One weekend Jobs went to Macy’s in Palo Alto and again spent time studying appliances, especially the Cuisinart. He came bounding into the Mac office that Monday, asked the design team to go buy one, and made a raft of new suggestions based on its lines, curves, and bevels.

Jobs kept insisting that the machine should look friendly. As a result, it evolved to resemble a human face. With the disk drive built in below the screen, the unit was taller and narrower than most computers, suggesting a head. The recess near the base evoked a gentle chin, and Jobs narrowed the strip of plastic at the top so that it avoided the Neanderthal forehead that made the Lisa subtly unattractive. The patent for the design of the Apple case was issued in the name of Steve Jobs as well as Manock and Oyama. “Even though Steve didn’t draw any of the lines, his ideas and inspiration made the design what it is,” Oyama later said. “To be honest, we didn’t know what it meant for a computer to be ‘friendly’ until Steve told us.”

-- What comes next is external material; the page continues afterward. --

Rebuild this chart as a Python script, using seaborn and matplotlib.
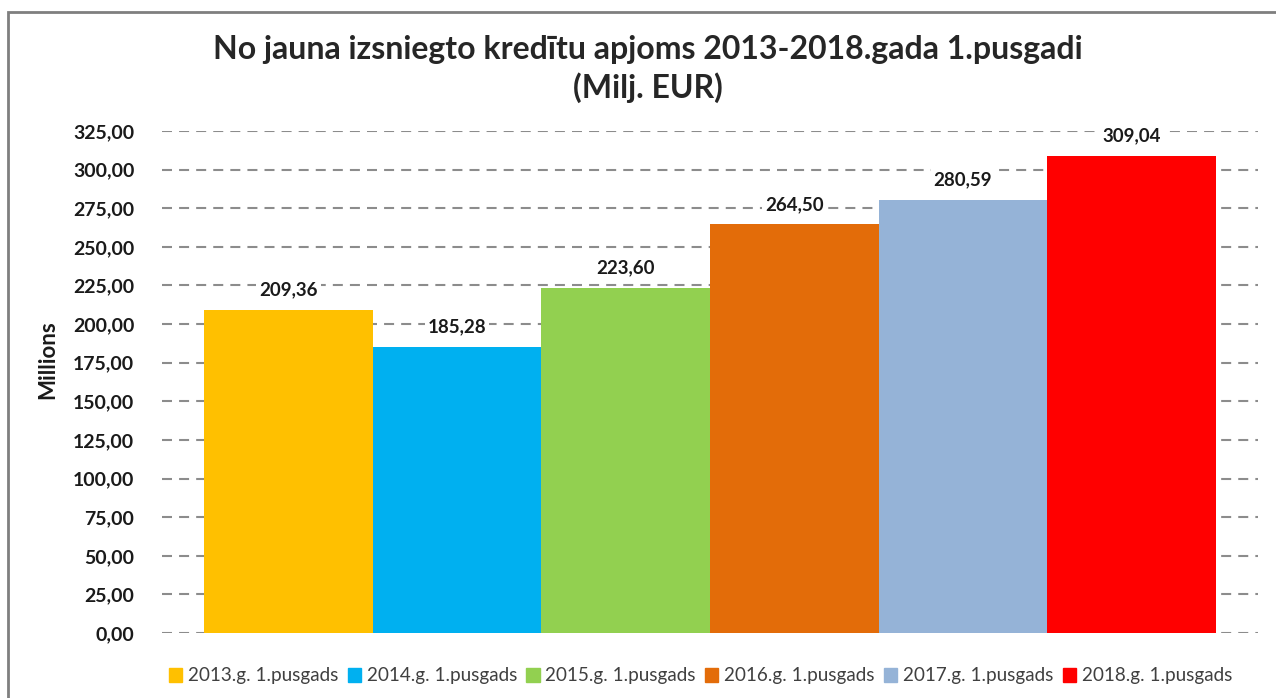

Jobs obsessed with equal intensity about the look of what would appear on the screen. One day Bill Atkinson burst into Texaco Towers all excited. He had just come up with a brilliant algorithm that could draw circles and ovals onscreen quickly. The math for making circles usually required calculating square roots, which the 68000 microprocessor didn’t support. But Atkinson did a workaround based on the fact that the sum of a sequence of odd numbers produces a sequence of perfect squares (for example, 1 + 3 = 4, 1 + 3 + 5 = 9, etc.). Hertzfeld recalled that when Atkinson fired up his demo, everyone was impressed except Jobs. “Well, circles and ovals are good,” he said, “but how about drawing rectangles with rounded corners?”

“I don’t think we really need it,” said Atkinson, who explained that it would be almost impossible to do. “I wanted to keep the graphics routines lean and limit them to the primitives that truly needed to be done,” he recalled.